I tried to change it to $y" + y = (14\sin x-28 \sin^3 x)$. The complementary solution is $C_1\cos x+C_2\sin x$ and the particular solution to $y" + y = 14 \sin x$ is $-7\sin x$. How do you find the particular solution to $y" + y = -28\sin^3 x$ ? What would be your guess?

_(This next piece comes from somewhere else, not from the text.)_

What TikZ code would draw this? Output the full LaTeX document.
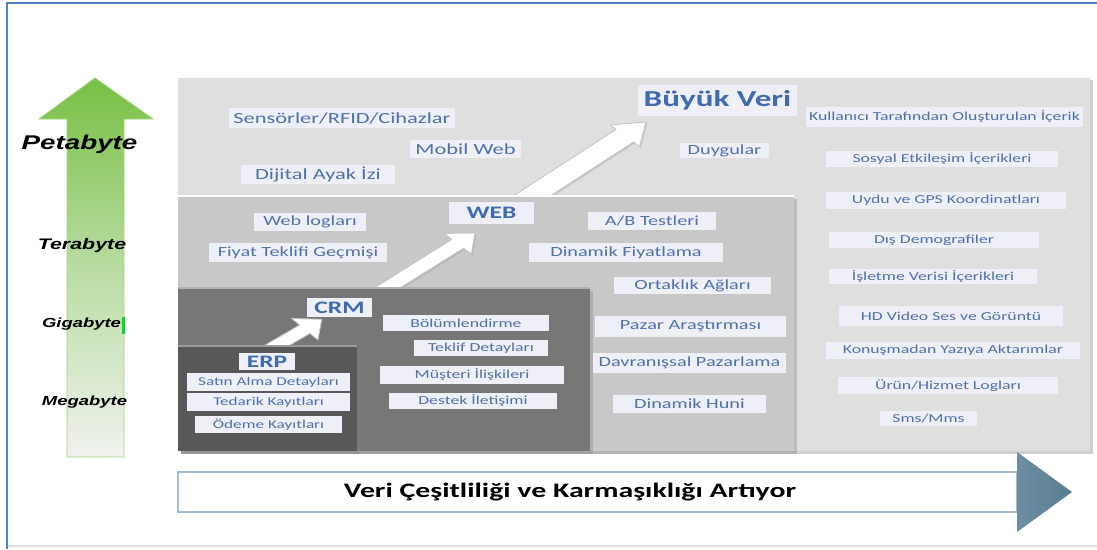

Ans: $$c_1 \sin(x\sqrt2)+c_2\cos(s\sqrt2)-7\sin x-\sin(3x)$$
Using double-angle formula, you can rewrite $\sin(x)\cos(2x)$ as $$ \sin(x)\cos(2x) = \frac{1}{2}[\sin(3x) - \sin(x)].$$ Indeed, \begin{align*} \sin(3x) = \sin(2x + x) & = \sin(2x)\cos(x) + \cos(2x)\sin(x) \\ \sin(x) = \sin(2x-x) & = \sin(2x)\cos(x) - \cos(2x)\sin(x). \end{align*} Thus, this gives $$ y'' + y = 7[\sin(3x) - \sin(x)].$$ Since there is no first derivative involved, normally one would guess a particular solution of the form $$y_p(x) = A\sin(3x) + B\sin(x).$$ Since $\sin(x)$ is a solution to the homogeneous equation $y''+y=0$, one should now guess a particular solution of the form $$ y_p(x) = A\sin(3x) + Bx\sin(x) + Cx\cos(x). $$